Economist expect that Brexit will have damaging immediate and long time effects on both the economy of UK and at least part of the EU. Economists are in consensus that Brexit will likely reduce the UKs per capita income and studies have shown that Brexit has reduced British GDP, British National Income, employment and British International trade from 2016 onwards. The UK governments own Brexit analysis has shown that the economic growth would be stunted by 2-8% in the following fifteen years after Brexit. Brexit would eliminate Britain’s tariff-free trade status with the other EU members. Tariffs would raise the cost of exports. That would hurt U.K. exporters as their goods become more expensive in Europe. Tariffs would also increase the prices of imports into the U.K. More than one-third of its imports come from the EU. Higher import prices would create inflation and lower the standard of living for U.K. residents. The U.K. is already vulnerable because heat waves and droughts caused by global warming have reduced local food production. The U.K. would lose the advantages of the EU’s state-of-the-art technologies. The EU grants these to its members in environmental protection, research and development, and energy. Brexit has already depressed growth in London, the U.K.’s financial center. Growth was only 1.4% in 2018 and was close to zero in 2019. Brexit has diminished business investment by 11%.
Brexit caused the European Union to lose its second-largest economy, its third-most populous country, and the second-largest net contributor to the EU budget.
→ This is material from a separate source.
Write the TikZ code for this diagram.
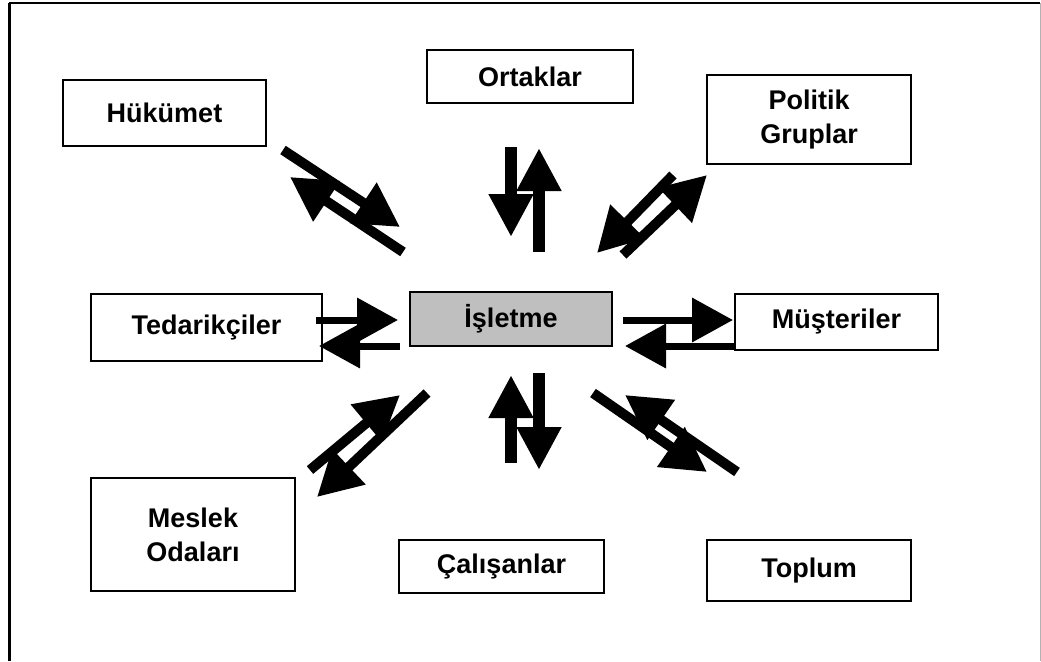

Brexit will result in an additional financial burden for the remaining net contributors, unless the budget is reduced accordingly. The UK will no longer remain a shareholder in the European Investment Bank. After Brexit the UK will leave the Common Agriculture Policy which provides government financial support to farmers in EU.
Several organizations and institutions have started shifting their headquarters from London to other cities. Territories on the borders of UK will be affected. After Brexit, the UK will have the final say over the laws that govern it. The British parliament (and the devolved legislatures) can decide which elements of that law to keep amend or repeal. Furthermore, UK courts will no longer be bound by the judgments of the EU Court of Justice after Brexit. Concerns have been raised that Brexit might create security problems for the UK, particularly in law enforcement and counter-terrorism. The deal states that at the end of the transition period is in December 2020, while the rest of the UK will leave all of the EU’s institutions, Northern Ireland will have to keep to some of the EU’s rules. In some cases it will have to charge EU taxes on certain types of goods.
This situation will continue until a new agreement on the future relationship is reached, or Northern Ireland votes down the deal. Its government will have the opportunity to vote on the provisions of this deal after four years, and then at least every eight years after that.